Joint Korean delegations enter the stadium during the opening ceremony. (Feng Yongbin/China Daily)
The march of the joint Korean delegations, cheered at the opening ceremony of the 2018 Winter Olympic Games on Friday in Pyeongchang, a mountainous county in the Republic of Korea, was hailed as a "message of peace to the world". [Special coverage]
Though biting winds were blowing over the northeastern mountain region, the atmosphere at the roofless Pyeongchang Olympic Stadium on Friday night was intense and vibrant. A show featuring culture transcendence in the host country, from ancient to modern times, brought vitality to the venue against a backdrop of fireworks during the opening ceremony.
The applause from spectators reached peak volume when the delegations of the host country and its neighbor the Democratic People's Republic of Korea marched into the stadium together. They were led by the Korean unification flag, which bears the image of the Korean Peninsula in blue against a white background.
It was the first joint Korean march into an opening ceremony at an international sporting event since the two sides did so at the opening show of the 2006 Turin Winter Olympics in Italy.

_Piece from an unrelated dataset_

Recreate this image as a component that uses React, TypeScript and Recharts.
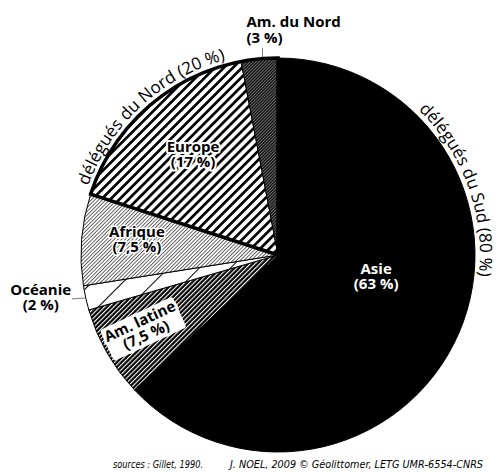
import React from 'react';
import { PieChart, Pie, Cell } from 'recharts';

// ---- data ----
const regions = ['Asie', 'Am. latine', 'Océanie', 'Afrique', 'Europe', 'Am. du Nord'];
const shares = [63, 7.5, 2, 7.5, 17, 3];
const shareLabels = ['(63 %)', '(7,5 %)', '(2 %)', '(7,5 %)', '(17 %)', '(3 %)'];
const groups = ['délégués du Sud', 'délégués du Nord'];
const groupShares = [80, 20];
const groupLabels = ['(80 %)', '(20 %)'];
const sourceText = 'sources : Gillet, 1990.';
const creditText = 'J. NOEL, 2009 © Géolittomer, LETG UMR-6554-CNRS';

const data = regions.map((name, i) => ({ name, value: shares[i], pct: shareLabels[i] }));
const groupData = groups.map((name, i) => ({ name, value: groupShares[i], pct: groupLabels[i] }));

// ---- styles ----
const fills: Record<string, string> = {
  'Asie': '#000',
  'Am. latine': 'url(#pLatine)',
  'Océanie': 'url(#pOceanie)',
  'Afrique': 'url(#pAfrique)',
  'Europe': 'url(#pEurope)',
  'Am. du Nord': 'url(#pNord)',
};

type LS = { kind: string; r?: number; shift?: number; color?: string; halo?: number; rotate?: number; box?: boolean };
const labelStyles: Record<string, LS> = {
  'Asie': { kind: 'inside', r: 0.51, shift: 11, color: '#fff', halo: 0 },
  'Am. latine': { kind: 'inside', r: 0.78, shift: -1, color: '#000', halo: 6, rotate: -25, box: true },
  'Océanie': { kind: 'left' },
  'Afrique': { kind: 'inside', r: 0.72, shift: -1.5, color: '#000', halo: 3 },
  'Europe': { kind: 'inside', r: 0.665, shift: -1, color: '#000', halo: 4 },
  'Am. du Nord': { kind: 'top' },
};
const arcStartDeg = [44, 2];

const RAD = Math.PI / 180;
const polar = (cx: number, cy: number, r: number, a: number) => ({
  x: cx + r * Math.cos(-a * RAD),
  y: cy + r * Math.sin(-a * RAD),
});
const boldFont = { fontFamily: '"Open Sans", "Noto Sans", sans-serif', fontWeight: 700, fontSize: 15 };
const footFont = { fontFamily: '"Liberation Sans Narrow", "DejaVu Sans Condensed", sans-serif', fontStyle: 'italic', fontSize: 10.5 };

const renderRegionLabel = (props: any) => {
  const { cx, cy, outerRadius, midAngle, name, index } = props;
  const pct = shareLabels[index];
  const st = labelStyles[name];
  if (!st) return null;
  if (st.kind === 'inside') {
    const c = polar(cx, cy, (st.r || 0.5) * outerRadius, midAngle + (st.shift || 0));
    const halo = st.halo || 0;
    const common = {
      textAnchor: 'middle' as const,
      fill: st.color,
      stroke: halo ? '#fff' : 'none',
      strokeWidth: halo,
      strokeLinejoin: 'round' as const,
      paintOrder: 'stroke',
      style: boldFont,
    };
    return (
      <g transform={st.rotate ? `rotate(${st.rotate}, ${c.x}, ${c.y})` : undefined}>
        {st.box && <rect x={c.x - 40} y={c.y - 17} width={80} height={34} rx={3} fill="#fff" />}
        <text x={c.x} y={c.y - 3} {...common}>{name}</text>
        <text x={c.x} y={c.y + 12} {...common}>{pct}</text>
      </g>
    );
  }
  const p = polar(cx, cy, outerRadius, midAngle);
  if (st.kind === 'left') {
    return (
      <g>
        <line x1={p.x - 1} y1={p.y} x2={p.x - 14} y2={p.y + 1} stroke="#555" strokeWidth={0.8} />
        <text x={p.x - 45} y={p.y - 3} textAnchor="middle" fill="#000" style={boldFont}>{name}</text>
        <text x={p.x - 45} y={p.y + 12} textAnchor="middle" fill="#000" style={boldFont}>{pct}</text>
      </g>
    );
  }
  // top
  return (
    <g>
      <line x1={p.x + 3} y1={p.y - 2} x2={p.x + 3} y2={p.y - 11} stroke="#555" strokeWidth={0.8} />
      <text x={p.x - 13} y={p.y - 32} textAnchor="start" fill="#000" style={boldFont}>{name}</text>
      <text x={p.x - 13} y={p.y - 16} textAnchor="start" fill="#000" style={boldFont}>{pct}</text>
    </g>
  );
};

const renderGroupLabel = (props: any) => {
  const { cx, cy, outerRadius, startAngle, endAngle, index } = props;
  const r = outerRadius + 5;
  const s = polar(cx, cy, r, startAngle);
  const e = polar(cx, cy, r, endAngle);
  const large = Math.abs(startAngle - endAngle) > 180 ? 1 : 0;
  const sweep = startAngle > endAngle ? 1 : 0;
  const id = `grp-arc-${index}`;
  const off = arcStartDeg[index] * RAD * r;
  return (
    <g>
      <path id={id} d={`M${s.x},${s.y} A${r},${r} 0 ${large} ${sweep} ${e.x},${e.y}`} fill="none" stroke="none" />
      <text fill="#000" style={{ fontFamily: '"Open Sans", "Noto Sans", sans-serif', fontSize: 17 }}>
        <textPath href={`#${id}`} startOffset={off}>
          {groups[index]} {groupLabels[index]}
        </textPath>
      </text>
    </g>
  );
};

export default function App() {
  return (
    <div style={{ position: 'absolute', left: 0, top: 0, width: 498, height: 472, background: '#fff' }}>
      <PieChart width={498} height={472} margin={{ top: 0, right: 0, bottom: 0, left: 0 }}>
        <defs>
          <pattern id="pEurope" patternUnits="userSpaceOnUse" width={6.4} height={10} patternTransform="rotate(45)">
            <rect x={0} y={0} width={6.4} height={10} fill="#fff" />
            <rect x={0} y={0} width={2.7} height={10} fill="#000" />
          </pattern>
          <pattern id="pAfrique" patternUnits="userSpaceOnUse" width={2.6} height={10} patternTransform="rotate(45)">
            <rect x={0} y={0} width={2.6} height={10} fill="#fff" />
            <rect x={0} y={0} width={0.9} height={10} fill="#555" />
          </pattern>
          <pattern id="pLatine" patternUnits="userSpaceOnUse" width={3.3} height={10} patternTransform="rotate(45)">
            <rect x={0} y={0} width={3.3} height={10} fill="#000" />
            <rect x={0} y={0} width={1.1} height={10} fill="#fff" />
          </pattern>
          <pattern id="pOceanie" patternUnits="userSpaceOnUse" width={22} height={10} patternTransform="rotate(45)">
            <rect x={0} y={0} width={22} height={10} fill="#fff" />
            <rect x={0} y={0} width={1} height={10} fill="#000" />
          </pattern>
          <pattern id="pNord" patternUnits="userSpaceOnUse" width={2.2} height={10} patternTransform="rotate(45)">
            <rect x={0} y={0} width={2.2} height={10} fill="#1a1a1a" />
            <rect x={0} y={0} width={0.7} height={10} fill="#777" />
          </pattern>
        </defs>
        <Pie
          data={data}
          dataKey="value"
          nameKey="name"
          cx={278}
          cy={255}
          outerRadius={197}
          startAngle={90}
          endAngle={-270}
          isAnimationActive={false}
          labelLine={false}
          label={renderRegionLabel}
        >
          {data.map((d) => (
            <Cell key={d.name} fill={fills[d.name]} stroke="#000" strokeWidth={1} />
          ))}
        </Pie>
        <Pie
          data={groupData}
          dataKey="value"
          nameKey="name"
          cx={278}
          cy={255}
          outerRadius={197}
          startAngle={90}
          endAngle={-270}
          isAnimationActive={false}
          labelLine={false}
          label={renderGroupLabel}
        >
          {groupData.map((d, i) => (
            <Cell key={d.name} fill="none" stroke={i === 1 ? '#000' : 'none'} strokeWidth={i === 1 ? 3.5 : 0} />
          ))}
        </Pie>
        <text x={113} y={468} fill="#000" textLength={90} lengthAdjust="spacingAndGlyphs" style={footFont}>
          {sourceText}
        </text>
        <text x={230} y={468} fill="#000" textLength={253} lengthAdjust="spacingAndGlyphs" style={footFont}>
          {creditText}
        </text>
      </PieChart>
    </div>
  );
}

International Olympic Committee President Thomas Bach called the move an emotional moment that reflects the value of the Olympic Movement.
"This is how you show the unique power of sport to unite people. The joint march of the athletes from the two countries sent a powerful message of peace to the world," Bach said during the ceremony.
A total of 2,920 athletes from 92 countries and regions will compete in 102 events through Feb 25 in Pyeongchang.
The Chinese delegation, spearheaded by flag bearer Zhou Yang, a three-time Olympic champion in short-track speedskating, sent 82 athletes to vie with the world's best in 55 events.
The performance continued after the delegation parade, with local artists singing John Lennon's classic Imagine and the Korean folk song Arirang as the audience clapped. A group of snowboarders then surfed down a mountain slope next to the stadium and stopped in the formation of Olympic rings.
Retired Olympic champion figure skater Kim Yuna lit the Olympic flame in a cauldron on a high platform at the stadium.
Song Seung-hwan, executive director of the Games' opening and closing ceremonies, said: "We are really focused on our uniqueness as Korea. For the international audience, I want to deliver the diversity and energy of Korean culture, so they can remember Korea and Koreans for what we truly are."
Retired Chinese figure skater Tong Jian, who is in Pyeongchang as a guest TV commentator, said the opening ceremony was impressive.
"It's not the biggest nor the most expensive of opening ceremonies, but the spirit of coherence and the demonstration of Korean history and culture were unique and intriguing," said Tong.